Nos encantan las bellas historias vinculadas, casi umbilicalmente, a personajes capaces de cambiar, por su propio impulso, el rumbo de un destino. Raymond Berthillon es uno de ellos. Caminar por las calle embellecidas de la Ile Saint-Louis parisina y gritar al aire el nombre de Berthillon provocará que de numerosas heladerías asomen cabezas distintas y respondan: ¿preguntaba por mí? Un apellido que simboliza la leyenda de los mejores helados en París. Con él comenzó todo.

Vengan a los años cincuenta y entren en un bistró local, La Bourgogne, apartado en esta área entre aguas, en un tiempo todavía ajeno a hordas turísticas, más un recoveco de un París que nunca se acaba. Raymond Berthillon es un veinteañero hacendoso que auxilia a su madre -acabada de enviudar- en el negocio. Apenas consiguen darle lustre, desapercibidos por completo entre la vecindad. En cambio los rumores, que siembran precedentes, se suceden en torno a ellos Pronto los cuchicheos alcanzan el entorno gastronómico de la ciudad. Dos críticos en la materia, Henri Gault y Christian Millau -ya apuntando lo que terminarían siendo: principales divulgadores de la nouvelle cuisine- entran al bistró con una expectativa a las espaldas: ¿es verdad todo eso que se dice sobre los helados de este pequeño lugar?

Gault y Millau salen sobrecogidos. Cómo demonios este hombre flemático, de cara colorada y rictus poco entusiasta, consigue bordar los helados con esta delicadeza impactante, debieron haber mascullado. Incluyen una reseña en la primera edición de su guía. “La asombrosa heladería escondida en un bistró de la Ile Saint-Louis”, escriben. La leyenda acababa de hacerse oficial. El secreto a voces recibe certificación. Los mejores helados de París son los de aquel tipo que poco a poco irá perdiendo su nombre para ser sólo un apellido: Berthillon, una marca indicativa de la calidad suprema en los helados.

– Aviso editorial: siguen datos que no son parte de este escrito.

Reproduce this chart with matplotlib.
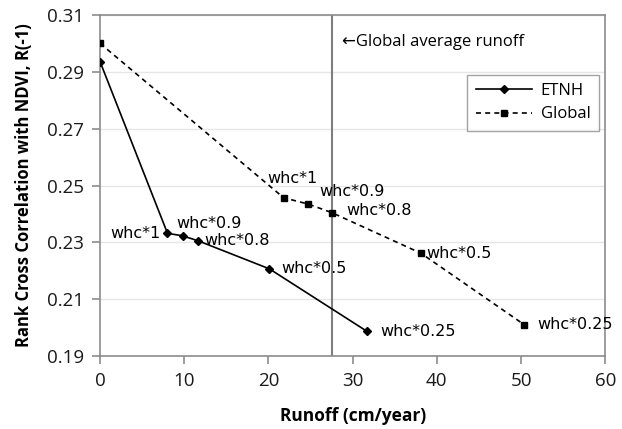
import matplotlib
matplotlib.use("Agg")
import matplotlib.pyplot as plt

# Runoff (cm/year) and rank cross correlation for each water-holding-capacity scaling
etnh_runoff = [0.0, 8.0, 9.8, 11.6, 20.1, 31.7]
etnh_corr = [0.2935, 0.2332, 0.2323, 0.2306, 0.2207, 0.1987]
etnh_labels = [None, "whc*1", "whc*0.9", "whc*0.8", "whc*0.5", "whc*0.25"]

global_runoff = [0.0, 21.8, 24.7, 27.5, 38.1, 50.4]
global_corr = [0.3000, 0.2457, 0.2435, 0.2405, 0.2262, 0.2010]
global_labels = [None, "whc*1", "whc*0.9", "whc*0.8", "whc*0.5", "whc*0.25"]

global_avg_runoff = 27.6

x_ticks = [0, 10, 20, 30, 40, 50, 60]
y_ticks = [0.19, 0.21, 0.23, 0.25, 0.27, 0.29, 0.31]

# label offsets in pixels relative to each point, and horizontal alignment
etnh_offsets = [None, (-7, 0, "right"), (-6, 12, "left"), (7, 0, "left"),
                (12, 0, "left"), (13, 0, "left")]
global_offsets = [None, (-16, 19, "left"), (11, 13, "left"), (15, 2, "left"),
                  (5, 0, "left"), (13, 0, "left")]

fam = ["Open Sans", "DejaVu Sans"]

fig = plt.figure(figsize=(6.22, 4.29), dpi=100)
ax = fig.add_axes([0.161, 0.170, 0.812, 0.795])

ax.set_xlim(0, 60)
ax.set_ylim(0.19, 0.31)
ax.set_xticks(x_ticks)
ax.set_yticks(y_ticks)
ax.set_xticklabels([str(t) for t in x_ticks], family=fam, fontsize=13.5)
ax.set_yticklabels([f"{t:.2f}" for t in y_ticks], family=fam, fontsize=13.5)
ax.yaxis.grid(True, color="#e6e6e6", linewidth=1)
ax.set_axisbelow(True)
for s in ax.spines.values():
    s.set_color("#8c8c8c")
    s.set_linewidth(1.2)
ax.tick_params(axis="both", direction="out", length=5.5, color="#8c8c8c", width=1.2,
               labelcolor="#1a1a1a")
ax.tick_params(axis="x", pad=6)
ax.tick_params(axis="y", pad=6)

ax.axvline(global_avg_runoff, color="#7f7f7f", linewidth=1.5, zorder=1)
ax.annotate("\u2190Global average runoff", xy=(global_avg_runoff, 0.3006),
            xytext=(10, 0), textcoords="offset pixels", va="center", ha="left",
            family=fam, fontsize=12)

ax.plot(etnh_runoff, etnh_corr, color="black", linewidth=1.2, marker="D",
        markersize=4, label="ETNH", zorder=3)
ax.plot(global_runoff, global_corr, color="black", linewidth=1.2, linestyle=(0, (3, 2.5)),
        marker="s", markersize=5, label="Global", zorder=3)

for xs, ys, labs, offs in [(etnh_runoff, etnh_corr, etnh_labels, etnh_offsets),
                           (global_runoff, global_corr, global_labels, global_offsets)]:
    for x, y, lab, off in zip(xs, ys, labs, offs):
        if lab is None:
            continue
        dx, dy, ha = off
        ax.annotate(lab, xy=(x, y), xytext=(dx, dy), textcoords="offset pixels",
                    ha=ha, va="center", fontsize=11.5, family="DejaVu Sans", zorder=4)

leg = ax.legend(loc="upper right", bbox_to_anchor=(1.004, 0.85), frameon=True,
                fancybox=False, edgecolor="#8c8c8c", handlelength=3.4,
                prop={"family": fam, "size": 12}, borderpad=0.5,
                labelspacing=0.45, handletextpad=0.5)
leg.get_frame().set_linewidth(1.0)

ax.set_xlabel("Runoff (cm/year)", family=fam, fontweight="bold", fontsize=12.5,
              labelpad=12)
ax.set_ylabel("Rank Cross Correlation with NDVI, R(-1)", family=fam,
              fontweight="bold", fontsize=12, labelpad=10)

fig.savefig("out.png", dpi=100)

Y la fama. Las colas. El éxito. Las ventas dispradas. Los sesenta crearon al personaje que, por otra parte, seguía comportándose como un heladero raso, artesano devoto de su oficio, poco dado a dejarse embaucar por la moda pasajera a pesar de que que le llamaran el Stradivari de los helados. Recuerdan en el libro Remembrance of Things Paris: Sixty Years of Writing from Gourmet las palabras del cocinero Escoffier definiendo la importancia de los helados porque “cuando están bien preparados son la consumación de todo lo que es delicado y bueno”. Berthillon consumaba aquella máxima en cada uno de sus helados. Fresa, vainilla, regaliz, foie gras (!), lavanda… Así hasta setenta sabores adquiriendo complejidad en el ‘laboratorio’ de un bistró que había dejado de serlo, reemplazando las habitaciones anexas para dedicarlas a un único cometido: hacer helados, helados y helados.

Se acabó (casi) el viaje en el tiempo. Berthillon es de aquellos pioneros que supo convertir un oficio, el de heladero, relegado en la jerarquía, en una tarea capital. Su método riguroso explica algunas cosas. Cada madrugada durante buena parte de su vida se levantaba alrededor de las 4.30 horas, recibía leche fresca, crema y huevos de Normandía y visitaba el mercado al por mayor de Les Halles. A partir de ahí, de los mejores productos frescos del día, elaboraba buena parte de sus sugerencias. Trataba su producto, el helado, como el mejor de los cocineros gestiona su carta. Cada helado un impacto.
Una anécdota define su personalidad mejor que cualquier torrente de palabras. Berthillon se marchaba de vacaciones el 14 de julio, Día de la Bastilla. Junto a su familia escapaba dos meses de vacaciones y no volvía a abrir hasta septiembre. Pero señor Berthillon, ¿por qué deja de vender helados cuando más calor hace en París? Su respuesta era definitiva: “No me interesan las personas que vienen con el calor, lo que me gusta es que vengan cuando nieva porque eso significa que quieren disfrutar de mis helados y no sólo refrescarse”.

En verano ya sí se puede probar un Berthillon. Su apellido es una marca extendida por más de setenta sucursales. El legado lo mantuvo su yerno Bernard y su nieto Lionel. Él murió el año pasado. Sus helados ya no guardan el aura de antaño, pero la leyenda sigue extiéndose por toda la Ile Saint-Louis. Cada que vez que se pide uno de ellos es necesario recordar al viejo Raymond y probarlo no solo como un refresco sino como una delicada delicia.